Source excerpt:
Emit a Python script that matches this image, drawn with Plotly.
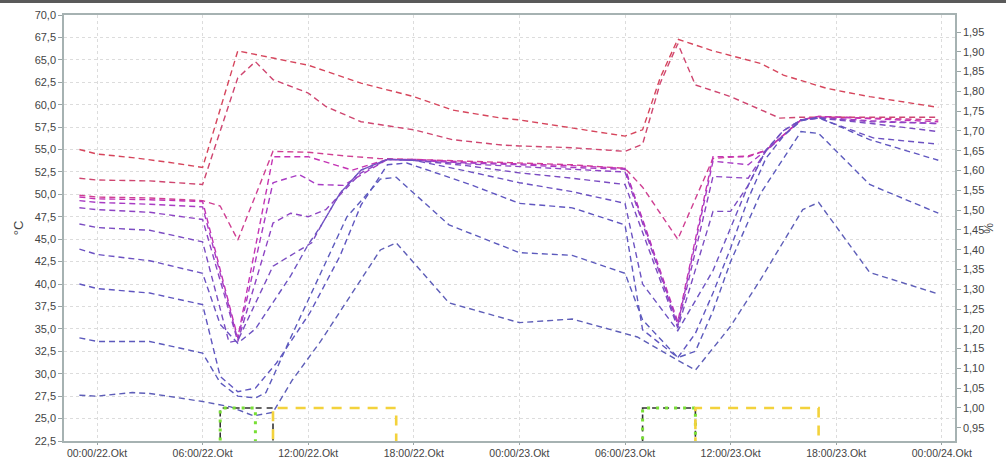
import pandas as pd
import plotly.graph_objects as go

BASE = pd.Timestamp("2012-10-22 00:00")

# ---- temperature series (hours relative to 00:00/22.Okt, values in °C) ----
s1_t = [-1, 0, 2, 4, 6, 8, 10, 12, 15, 18, 20.2, 23, 24, 27, 30, 31, 32, 33, 35, 37.7, 39, 41.5, 43.9, 47.8]
s1_v = [55.0, 54.5, 54.1, 53.6, 53.0, 66.0, 65.2, 64.4, 62.4, 60.9, 59.4, 58.5, 58.3, 57.4, 56.5, 57.2, 63.0, 67.3, 66.0, 64.6, 63.3, 61.8, 60.9, 59.7]

s2_t = [-1, 0, 3, 6, 8, 9, 10, 12, 13, 15, 18, 20.2, 23, 24, 27, 30, 31, 32, 33, 34, 36, 38.8, 40, 44, 47.8]
s2_v = [51.8, 51.6, 51.5, 51.1, 63.0, 64.8, 62.8, 61.3, 59.8, 58.1, 57.2, 56.1, 55.5, 55.4, 55.2, 54.8, 55.6, 62.4, 66.8, 62.2, 60.9, 58.5, 58.6, 58.6, 58.6]

s3_t = [-1, 0, 3, 6, 7, 8, 10, 12, 14, 16, 18, 21, 24, 27, 30, 31, 33, 35, 37, 38, 40, 41, 44, 47.8]
s3_v = [49.9, 49.7, 49.6, 49.3, 48.7, 44.9, 54.8, 54.7, 54.3, 54.0, 53.9, 53.7, 53.5, 53.3, 52.9, 50.8, 45.0, 54.0, 54.3, 54.9, 58.3, 58.7, 58.5, 58.3]

s4_t = [-1, 0, 3, 6, 8, 10, 12, 14.5, 16.5, 18, 21, 24, 27, 30, 33, 35, 37, 38, 40, 41, 44, 47.8]
s4_v = [49.7, 49.5, 49.4, 49.2, 34.0, 54.2, 54.2, 52.7, 53.9, 53.9, 53.6, 53.4, 53.2, 52.9, 35.8, 54.2, 54.2, 54.9, 58.3, 58.7, 58.4, 58.1]

s5_t = [-1, 0, 3, 6, 8, 10, 11.5, 12.5, 14, 16.5, 18, 21, 24, 27, 30, 33, 35, 37, 38, 40, 41, 44, 47.8]
s5_v = [49.3, 49.1, 48.9, 48.6, 33.8, 51.3, 52.2, 51.1, 51.0, 53.9, 53.8, 53.5, 53.3, 53.0, 52.8, 35.5, 53.7, 53.3, 54.9, 58.3, 58.6, 58.2, 57.9]

s6_t = [-1, 0, 3, 6, 8, 10, 11, 12, 13, 14, 15, 16.5, 18, 21, 24, 27, 30, 33, 35, 37, 38, 40, 41, 44, 47.8]
s6_v = [48.5, 48.3, 48.0, 47.2, 33.6, 46.8, 47.9, 47.5, 48.3, 50.4, 52.4, 53.9, 53.8, 53.4, 53.1, 52.8, 52.5, 35.3, 52.0, 51.8, 54.8, 58.3, 58.5, 58.1, 57.9]

s7_t = [-1, 0, 3, 6, 7.5, 8, 10, 11.5, 12.2, 12.7, 13.8, 15, 16.5, 18, 21, 24, 27, 30, 33, 35, 36, 37, 38, 39, 40, 41, 44, 47.8]
s7_v = [46.7, 46.3, 46.0, 44.7, 33.5, 33.7, 42.0, 43.8, 44.6, 46.4, 50.1, 52.7, 53.9, 53.8, 53.2, 52.4, 51.8, 51.1, 35.1, 48.1, 48.1, 51.0, 54.9, 57.1, 58.3, 58.5, 57.9, 57.0]

s8_t = [-1, 0, 3, 6, 7, 8, 9, 11, 12, 12.7, 13.8, 15, 16.5, 18, 21, 24, 27, 30, 31, 33, 35, 36, 37, 38, 39, 40, 41, 44.1, 47.8]
s8_v = [43.9, 43.3, 42.6, 41.2, 35.5, 33.4, 35.0, 40.9, 44.4, 46.4, 50.1, 52.7, 53.9, 53.8, 52.6, 51.3, 50.3, 49.0, 40.0, 34.8, 41.5, 46.3, 51.0, 54.9, 57.1, 58.3, 58.5, 56.3, 55.6]

s9_t = [-1, 0, 3, 6, 7, 8, 9, 10.2, 12.1, 13.8, 15, 16.5, 17.6, 21.2, 24, 27, 30, 31, 33, 34, 35, 36, 37, 38, 39, 40, 41, 43.9, 47.8]
s9_v = [40.0, 39.5, 39.0, 37.7, 29.7, 28.0, 28.4, 31.2, 36.8, 43.1, 48.8, 53.3, 53.5, 51.1, 49.0, 48.5, 46.6, 34.9, 31.8, 34.5, 39.0, 44.0, 49.5, 54.0, 56.5, 58.2, 58.6, 56.1, 53.8]

s10_t = [-1, 0, 3, 6, 7, 8, 9, 9.6, 11, 12.7, 14.2, 16.1, 17, 20, 24, 27, 30, 31, 33, 34, 35, 36, 37.7, 40, 41, 43.9, 47.8]
s10_v = [34.0, 33.6, 33.6, 32.3, 29.0, 27.5, 27.3, 27.9, 34.0, 41.2, 47.5, 51.7, 51.9, 46.6, 43.5, 43.2, 41.2, 36.0, 31.8, 32.5, 37.0, 42.5, 50.1, 57.0, 56.8, 51.1, 47.9]

s11_t = [-1, 0, 2, 3, 6, 7.6, 8.9, 10, 11.1, 12.7, 16.1, 17, 20, 24, 27, 30.7, 33, 34, 36, 37.7, 40.1, 41, 43.9, 47.8]
s11_v = [27.6, 27.5, 27.9, 27.8, 26.9, 26.3, 25.3, 25.7, 29.3, 33.6, 43.8, 44.6, 37.9, 35.7, 36.1, 34.1, 31.5, 30.4, 35.3, 40.5, 48.3, 49.1, 41.3, 38.9]

temp_series = [
    (s1_t, s1_v, "#d6455c"),
    (s2_t, s2_v, "#cf4670"),
    (s3_t, s3_v, "#cf3f92"),
    (s4_t, s4_v, "#c433b4"),
    (s5_t, s5_v, "#a83cc4"),
    (s6_t, s6_v, "#8e44c4"),
    (s7_t, s7_v, "#7b4cc2"),
    (s8_t, s8_v, "#6c52c2"),
    (s9_t, s9_v, "#6056c0"),
    (s10_t, s10_v, "#5c5abd"),
    (s11_t, s11_v, "#5e5eb8"),
]

# ---- on/off signals on the right axis (%) ----
black_t = [-1, 7, 10, 31, 34, 47.8]
black_v = [0, 1, 0, 1, 0, 0]
green_t = [-1, 7, 9, 31, 34, 47.8]
green_v = [0, 1, 0, 1, 0, 0]
yellow_t = [-1, 10, 17, 34, 41, 47.8]
yellow_v = [0, 1, 0, 1, 0, 0]


def to_dt(hours):
    return BASE + pd.to_timedelta(hours, unit="h")


fig = go.Figure()
for t, v, c in temp_series:
    fig.add_trace(go.Scatter(x=to_dt(t), y=v, mode="lines",
                             line=dict(color=c, width=1.4, dash="6px,4px"),
                             showlegend=False, hoverinfo="skip"))

fig.add_trace(go.Scatter(x=to_dt(black_t), y=black_v, mode="lines", yaxis="y2",
                         line=dict(color="#333333", width=1.6, dash="6px,5px", shape="hv"),
                         showlegend=False, hoverinfo="skip"))
fig.add_trace(go.Scatter(x=to_dt(green_t), y=green_v, mode="lines", yaxis="y2",
                         line=dict(color="#78df35", width=3, dash="3px,6px", shape="hv"),
                         showlegend=False, hoverinfo="skip"))
fig.add_trace(go.Scatter(x=to_dt(yellow_t), y=yellow_v, mode="lines", yaxis="y2",
                         line=dict(color="#f3d23c", width=2.6, dash="10px,8px", shape="hv"),
                         showlegend=False, hoverinfo="skip"))

PLOT_L, PLOT_R, PLOT_T, PLOT_B = 64, 955, 15, 441
W, H = 1006, 458
pw, ph = PLOT_R - PLOT_L, PLOT_B - PLOT_T

fig.update_layout(
    width=W, height=H, autosize=False,
    margin=dict(l=PLOT_L, r=W - PLOT_R, t=PLOT_T, b=H - PLOT_B, pad=0, autoexpand=False),
    paper_bgcolor="white", plot_bgcolor="white",
    separators=", ",
    font=dict(family="Liberation Sans, Arial, sans-serif", size=11, color="#444444"),
    xaxis=dict(
        type="date", automargin=False,
        range=[to_dt(-1.875), to_dt(48.75)],
        tick0=BASE, dtick=6 * 3600 * 1000,
        tickformat="%H:%M/%d.Okt",
        showgrid=True, gridcolor="#dcdcdc", griddash="dot", gridwidth=1,
        ticks="outside", ticklen=2, tickcolor="#9aa5a5",
        showline=True, linecolor="#a6b2b2", linewidth=1.5, mirror=True,
        zeroline=False, tickfont=dict(size=10.5),
    ),
    yaxis=dict(
        automargin=False,
        range=[22.5, 70], tick0=22.5, dtick=2.5, tickformat=".1f",
        showgrid=True, gridcolor="#dcdcdc", griddash="dot", gridwidth=1,
        ticks="outside", ticklen=4, tickcolor="#9aa5a5",
        showline=True, linecolor="#a6b2b2", linewidth=1.5,
        zeroline=False,
        title=dict(text="°C", standoff=8, font=dict(size=13)),
    ),
    yaxis2=dict(
        automargin=False,
        overlaying="y", side="right",
        range=[0.9166, 1.993], tick0=0.95, dtick=0.05, tickformat=".2f",
        showgrid=False, zeroline=False,
        ticks="outside", ticklen=4, tickcolor="#9aa5a5",
        showline=True, linecolor="#a6b2b2", linewidth=1.5,
    ),
    annotations=[dict(text="%", xref="paper", yref="paper",
                      x=(988 - PLOT_L) / pw, y=(PLOT_B - 228) / ph,
                      xanchor="center", yanchor="middle", textangle=90,
                      showarrow=False, font=dict(size=12, color="#444444"))],
    shapes=[dict(type="rect", xref="paper", yref="paper",
                 x0=-PLOT_L / pw, x1=(W - PLOT_L) / pw,
                 y0=(PLOT_B - 3) / ph, y1=(PLOT_B + 1) / ph,
                 fillcolor="#5a5a5a", line=dict(width=0), layer="above")],
)

fig.write_html("out.html")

Short exercise: Quote, please, every line of the material above from its start through the line that has "58.6, 58.2, 57.9]", reproducing the words exactly and dropping any images.

Reply:
Emit a Python script that matches this image, drawn with Plotly.
import pandas as pd
import plotly.graph_objects as go

BASE = pd.Timestamp("2012-10-22 00:00")

# ---- temperature series (hours relative to 00:00/22.Okt, values in °C) ----
s1_t = [-1, 0, 2, 4, 6, 8, 10, 12, 15, 18, 20.2, 23, 24, 27, 30, 31, 32, 33, 35, 37.7, 39, 41.5, 43.9, 47.8]
s1_v = [55.0, 54.5, 54.1, 53.6, 53.0, 66.0, 65.2, 64.4, 62.4, 60.9, 59.4, 58.5, 58.3, 57.4, 56.5, 57.2, 63.0, 67.3, 66.0, 64.6, 63.3, 61.8, 60.9, 59.7]

s2_t = [-1, 0, 3, 6, 8, 9, 10, 12, 13, 15, 18, 20.2, 23, 24, 27, 30, 31, 32, 33, 34, 36, 38.8, 40, 44, 47.8]
s2_v = [51.8, 51.6, 51.5, 51.1, 63.0, 64.8, 62.8, 61.3, 59.8, 58.1, 57.2, 56.1, 55.5, 55.4, 55.2, 54.8, 55.6, 62.4, 66.8, 62.2, 60.9, 58.5, 58.6, 58.6, 58.6]

s3_t = [-1, 0, 3, 6, 7, 8, 10, 12, 14, 16, 18, 21, 24, 27, 30, 31, 33, 35, 37, 38, 40, 41, 44, 47.8]
s3_v = [49.9, 49.7, 49.6, 49.3, 48.7, 44.9, 54.8, 54.7, 54.3, 54.0, 53.9, 53.7, 53.5, 53.3, 52.9, 50.8, 45.0, 54.0, 54.3, 54.9, 58.3, 58.7, 58.5, 58.3]

s4_t = [-1, 0, 3, 6, 8, 10, 12, 14.5, 16.5, 18, 21, 24, 27, 30, 33, 35, 37, 38, 40, 41, 44, 47.8]
s4_v = [49.7, 49.5, 49.4, 49.2, 34.0, 54.2, 54.2, 52.7, 53.9, 53.9, 53.6, 53.4, 53.2, 52.9, 35.8, 54.2, 54.2, 54.9, 58.3, 58.7, 58.4, 58.1]

s5_t = [-1, 0, 3, 6, 8, 10, 11.5, 12.5, 14, 16.5, 18, 21, 24, 27, 30, 33, 35, 37, 38, 40, 41, 44, 47.8]
s5_v = [49.3, 49.1, 48.9, 48.6, 33.8, 51.3, 52.2, 51.1, 51.0, 53.9, 53.8, 53.5, 53.3, 53.0, 52.8, 35.5, 53.7, 53.3, 54.9, 58.3, 58.6, 58.2, 57.9]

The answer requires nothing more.